* begin *

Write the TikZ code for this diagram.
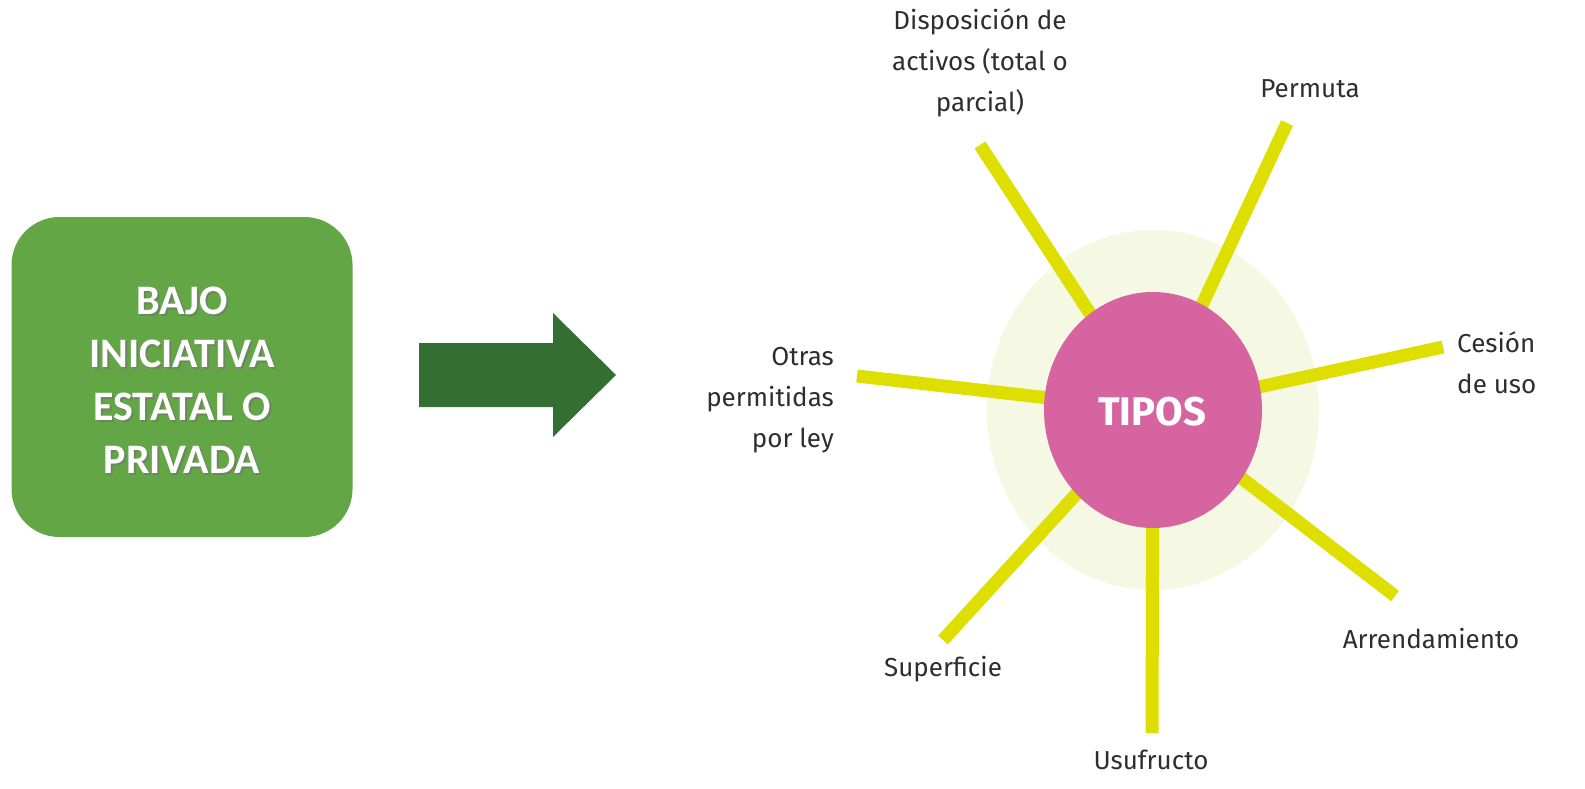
\documentclass[tikz,border=0pt]{standalone}
\usepackage{fontspec}
\setmainfont{Fira Sans}
\newfontfamily\boxfont{Carlito}
\usepackage{xcolor}
\usetikzlibrary{positioning, calc, shapes.geometric}

\definecolor{boxgreen}{RGB}{99,166,69}
\definecolor{arrowgreen}{RGB}{51,110,51}
\definecolor{tipospink}{RGB}{213,100,160}
\definecolor{halo}{RGB}{245,248,227}
\definecolor{spokeyellow}{RGB}{222,222,0}

\begin{document}
\begin{tikzpicture}[x=1pt, y=-1pt,
    spoke/.style={spokeyellow, line width=13pt},
    lbl/.style={font=\fontsize{26}{41}\selectfont, text=black!82, inner sep=0pt}]
    \useasboundingbox (0,0) rectangle (1585,789);
    % left box and arrow
    \node[fill=boxgreen, rounded corners=48pt, minimum width=341pt, minimum height=320pt] (origen) at (182,377) {};
    \node[text=black!55, opacity=0.6, align=center, font=\boxfont\bfseries\fontsize{42}{53}\selectfont] at (184,382) {BAJO\\INICIATIVA\\ESTATAL O\\PRIVADA};
    \node[text=white, align=center, font=\boxfont\bfseries\fontsize{42}{53}\selectfont] (origentxt) at (182,380) {BAJO\\INICIATIVA\\ESTATAL O\\PRIVADA};
    \fill[arrowgreen] (419,343) -- (553,343) -- (553,313) -- (616,375)
        -- (553,437) -- (553,407) -- (419,407) -- cycle;
    % halo, spokes and centre
    \coordinate (c) at (1153,410);
    \fill[halo] (c) ellipse [x radius=166pt, y radius=180pt];
    \coordinate (dispo) at (980,145);
    \coordinate (perm) at (1287,123);
    \coordinate (cesion) at (1443,347);
    \coordinate (arrend) at (1395,596);
    \coordinate (usuf) at (1152,733);
    \coordinate (superf) at (943,640);
    \coordinate (otras) at (857,376);
    \foreach \e in {dispo, perm, cesion, arrend, usuf, superf, otras}
        \draw[spoke] (c) -- (\e);
    \node[ellipse, fill=tipospink, minimum width=218pt, minimum height=236pt] (tipos) at (c) {};
    \node[text=white, font=\bfseries\fontsize{40}{44}\selectfont] (tipostxt) at (1152,412) {TIPOS};
    % labels
    \node[lbl, align=center] (l-dispo) at (980,63) {Disposición de\\activos (total o\\parcial)};
    \node[lbl] (l-perm) at (1310,89) {Permuta};
    \node[lbl, align=left, anchor=west] (l-cesion) at (1457,363) {Cesión\\de uso};
    \node[lbl] (l-arrend) at (1431,639) {Arrendamiento};
    \node[lbl] (l-usuf) at (1151,760) {Usufructo};
    \node[lbl] (l-superf) at (943,669) {Superficie};
    \node[lbl, align=right, anchor=east] (l-otras) at (834,400) {Otras\\permitidas\\por ley};
\end{tikzpicture}
\end{document}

* end *

OBJECTIVE
Omit the pictures, then quote the rest of the material above exactly.

WRITTEN RESPONSE
Write the TikZ code for this diagram.
\documentclass[tikz,border=0pt]{standalone}
\usepackage{fontspec}
\setmainfont{Fira Sans}
\newfontfamily\boxfont{Carlito}
\usepackage{xcolor}
\usetikzlibrary{positioning, calc, shapes.geometric}

\definecolor{boxgreen}{RGB}{99,166,69}
\definecolor{arrowgreen}{RGB}{51,110,51}
\definecolor{tipospink}{RGB}{213,100,160}
\definecolor{halo}{RGB}{245,248,227}
\definecolor{spokeyellow}{RGB}{222,222,0}

\begin{document}
\begin{tikzpicture}[x=1pt, y=-1pt,
    spoke/.style={spokeyellow, line width=13pt},
    lbl/.style={font=\fontsize{26}{41}\selectfont, text=black!82, inner sep=0pt}]
    \useasboundingbox (0,0) rectangle (1585,789);
    % left box and arrow
    \node[fill=boxgreen, rounded corners=48pt, minimum width=341pt, minimum height=320pt] (origen) at (182,377) {};
    \node[text=black!55, opacity=0.6, align=center, font=\boxfont\bfseries\fontsize{42}{53}\selectfont] at (184,382) {BAJO\\INICIATIVA\\ESTATAL O\\PRIVADA};
    \node[text=white, align=center, font=\boxfont\bfseries\fontsize{42}{53}\selectfont] (origentxt) at (182,380) {BAJO\\INICIATIVA\\ESTATAL O\\PRIVADA};
    \fill[arrowgreen] (419,343) -- (553,343) -- (553,313) -- (616,375)
        -- (553,437) -- (553,407) -- (419,407) -- cycle;
    % halo, spokes and centre
    \coordinate (c) at (1153,410);
    \fill[halo] (c) ellipse [x radius=166pt, y radius=180pt];
    \coordinate (dispo) at (980,145);
    \coordinate (perm) at (1287,123);
    \coordinate (cesion) at (1443,347);
    \coordinate (arrend) at (1395,596);
    \coordinate (usuf) at (1152,733);
    \coordinate (superf) at (943,640);
    \coordinate (otras) at (857,376);
    \foreach \e in {dispo, perm, cesion, arrend, usuf, superf, otras}
        \draw[spoke] (c) -- (\e);
    \node[ellipse, fill=tipospink, minimum width=218pt, minimum height=236pt] (tipos) at (c) {};
    \node[text=white, font=\bfseries\fontsize{40}{44}\selectfont] (tipostxt) at (1152,412) {TIPOS};
    % labels
    \node[lbl, align=center] (l-dispo) at (980,63) {Disposición de\\activos (total o\\parcial)};
    \node[lbl] (l-perm) at (1310,89) {Permuta};
    \node[lbl, align=left, anchor=west] (l-cesion) at (1457,363) {Cesión\\de uso};
    \node[lbl] (l-arrend) at (1431,639) {Arrendamiento};
    \node[lbl] (l-usuf) at (1151,760) {Usufructo};
    \node[lbl] (l-superf) at (943,669) {Superficie};
    \node[lbl, align=right, anchor=east] (l-otras) at (834,400) {Otras\\permitidas\\por ley};
\end{tikzpicture}
\end{document}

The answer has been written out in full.